:: RECORDS FOR THE EXERCISE ::

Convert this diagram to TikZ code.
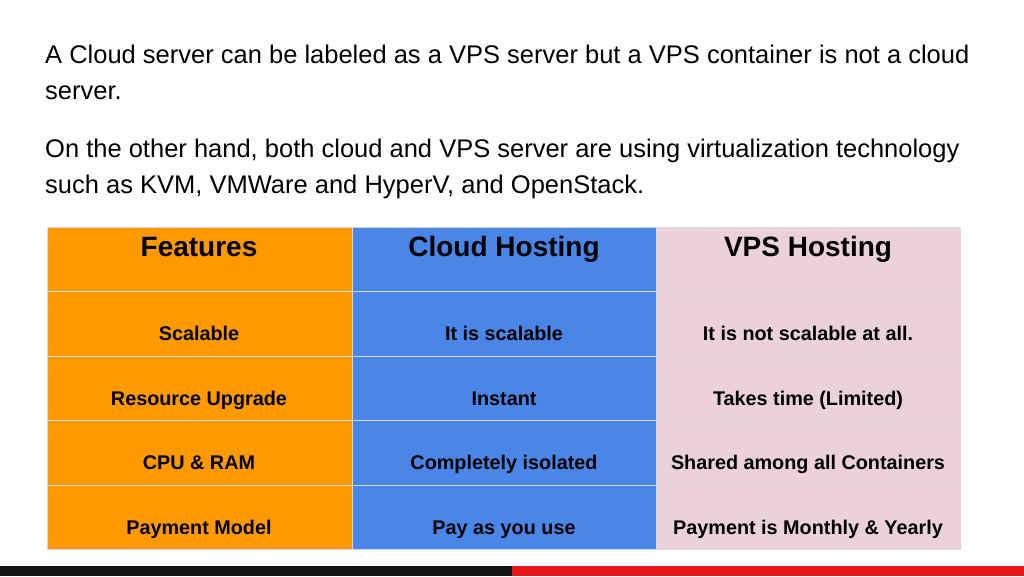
\documentclass[tikz,border=0pt]{standalone}
\usepackage{fontspec}
\setmainfont{Liberation Sans}
\definecolor{feat}{HTML}{FF9900}
\definecolor{cloud}{HTML}{4A86E8}
\definecolor{vps}{HTML}{EAD1DC}
\definecolor{barred}{HTML}{E8151B}
\tikzset{
  line/.style={anchor=base west,inner sep=0pt,font=\fontsize{25.5}{30}\selectfont},
  head/.style={anchor=base,inner sep=0pt,font=\bfseries\fontsize{28}{32}\selectfont},
  cell/.style={anchor=base,inner sep=0pt,font=\bfseries\fontsize{19.8}{23}\selectfont}
}
\begin{document}
\begin{tikzpicture}[x=1pt,y=-1pt]
  \useasboundingbox (0,0) rectangle (1024,576);
  \fill[white] (0,0) rectangle (1024,576);
  % bottom bar
  \fill[black!92] (0,566) rectangle (512,576);
  \fill[barred] (512,566) rectangle (1024,576);

  \node[line] (l1) at (45,63) {A Cloud server can be labeled as a VPS server but a VPS container is not a cloud};
  \node[line] (l2) at (45,99) {server.};
  \node[line] (l3) at (45,157) {On the other hand, both cloud and VPS server are using virtualization technology};
  \node[line] (l4) at (45,193) {such as KVM, VMWare and HyperV, and OpenStack.};

  % table
  \fill[feat] (47,227) rectangle (352,549);
  \fill[cloud] (352,227) rectangle (656,549);
  \fill[vps] (656,227) rectangle (960,549);
  \draw[black!15] (47,227) rectangle (960,549);
  \foreach \y in {291,356,420,485}
    \draw[black!15] (47,\y) -- (960,\y);
  \foreach \x in {352,656}
    \draw[black!15] (\x,227) -- (\x,549);

  \node[head] (h1) at (199,256) {Features};
  \node[head] (h2) at (504,256) {Cloud Hosting};
  \node[head] (h3) at (808,256) {VPS Hosting};

  \node[cell] (a1) at (199,340) {Scalable};
  \node[cell] (b1) at (504,340) {It is scalable};
  \node[cell] (c1) at (808,340) {It is not scalable at all.};
  \node[cell] (a2) at (199,405) {Resource Upgrade};
  \node[cell] (b2) at (504,405) {Instant};
  \node[cell] (c2) at (808,405) {Takes time (Limited)};
  \node[cell] (a3) at (199,469) {CPU \& RAM};
  \node[cell] (b3) at (504,469) {Completely isolated};
  \node[cell] (c3) at (808,469) {Shared among all Containers};
  \node[cell] (a4) at (199,534) {Payment Model};
  \node[cell] (b4) at (504,534) {Pay as you use};
  \node[cell] (c4) at (808,534) {Payment is Monthly \& Yearly};
\end{tikzpicture}
\end{document}
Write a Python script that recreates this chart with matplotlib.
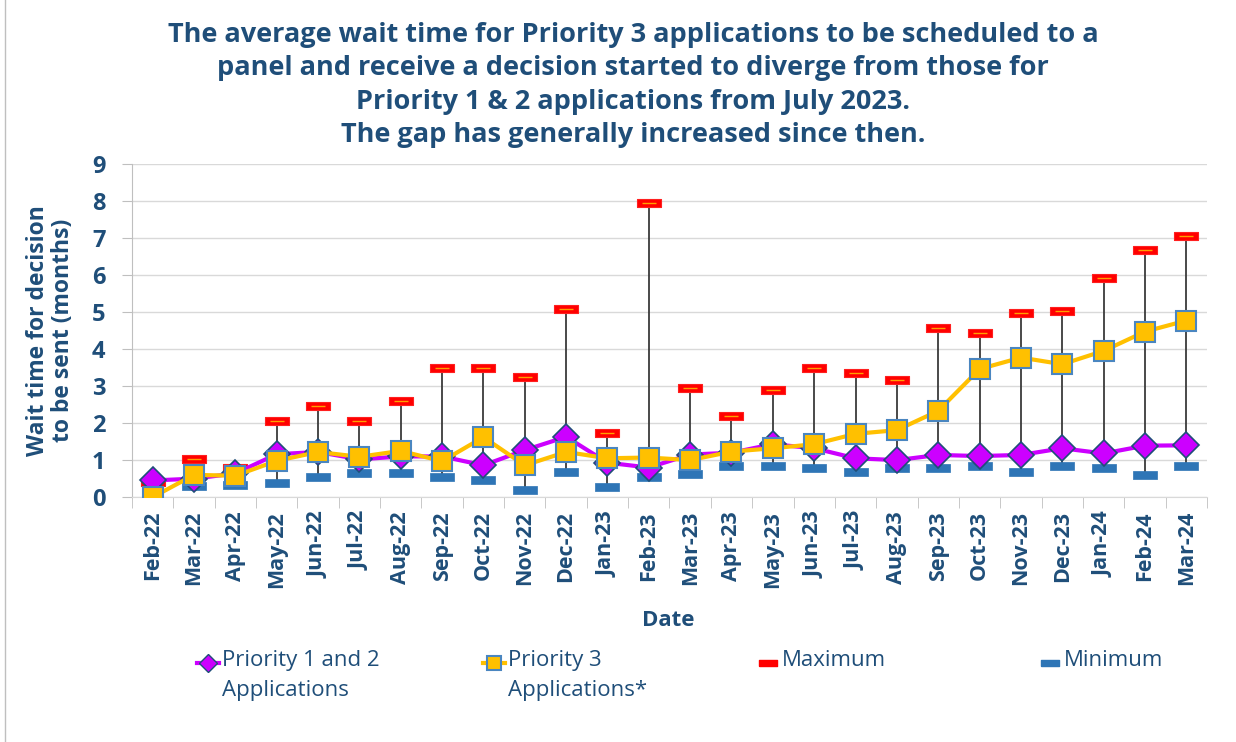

:::

WHAT YOU HAVE TO DO: Transcribe every entry word for word, but skip the pictures.

IN RESPONSE:
Convert this diagram to TikZ code.
\documentclass[tikz,border=0pt]{standalone}
\usepackage{fontspec}
\setmainfont{Liberation Sans}
\definecolor{feat}{HTML}{FF9900}
\definecolor{cloud}{HTML}{4A86E8}
\definecolor{vps}{HTML}{EAD1DC}
\definecolor{barred}{HTML}{E8151B}
\tikzset{
  line/.style={anchor=base west,inner sep=0pt,font=\fontsize{25.5}{30}\selectfont},
  head/.style={anchor=base,inner sep=0pt,font=\bfseries\fontsize{28}{32}\selectfont},
  cell/.style={anchor=base,inner sep=0pt,font=\bfseries\fontsize{19.8}{23}\selectfont}
}
\begin{document}
\begin{tikzpicture}[x=1pt,y=-1pt]
  \useasboundingbox (0,0) rectangle (1024,576);
  \fill[white] (0,0) rectangle (1024,576);
  % bottom bar
  \fill[black!92] (0,566) rectangle (512,576);
  \fill[barred] (512,566) rectangle (1024,576);

  \node[line] (l1) at (45,63) {A Cloud server can be labeled as a VPS server but a VPS container is not a cloud};
  \node[line] (l2) at (45,99) {server.};
  \node[line] (l3) at (45,157) {On the other hand, both cloud and VPS server are using virtualization technology};
  \node[line] (l4) at (45,193) {such as KVM, VMWare and HyperV, and OpenStack.};

  % table
  \fill[feat] (47,227) rectangle (352,549);
  \fill[cloud] (352,227) rectangle (656,549);
  \fill[vps] (656,227) rectangle (960,549);
  \draw[black!15] (47,227) rectangle (960,549);
  \foreach \y in {291,356,420,485}
    \draw[black!15] (47,\y) -- (960,\y);
  \foreach \x in {352,656}
    \draw[black!15] (\x,227) -- (\x,549);

  \node[head] (h1) at (199,256) {Features};
  \node[head] (h2) at (504,256) {Cloud Hosting};
  \node[head] (h3) at (808,256) {VPS Hosting};

  \node[cell] (a1) at (199,340) {Scalable};
  \node[cell] (b1) at (504,340) {It is scalable};
  \node[cell] (c1) at (808,340) {It is not scalable at all.};
  \node[cell] (a2) at (199,405) {Resource Upgrade};
  \node[cell] (b2) at (504,405) {Instant};
  \node[cell] (c2) at (808,405) {Takes time (Limited)};
  \node[cell] (a3) at (199,469) {CPU \& RAM};
  \node[cell] (b3) at (504,469) {Completely isolated};
  \node[cell] (c3) at (808,469) {Shared among all Containers};
  \node[cell] (a4) at (199,534) {Payment Model};
  \node[cell] (b4) at (504,534) {Pay as you use};
  \node[cell] (c4) at (808,534) {Payment is Monthly \& Yearly};
\end{tikzpicture}
\end{document}
Write a Python script that recreates this chart with matplotlib.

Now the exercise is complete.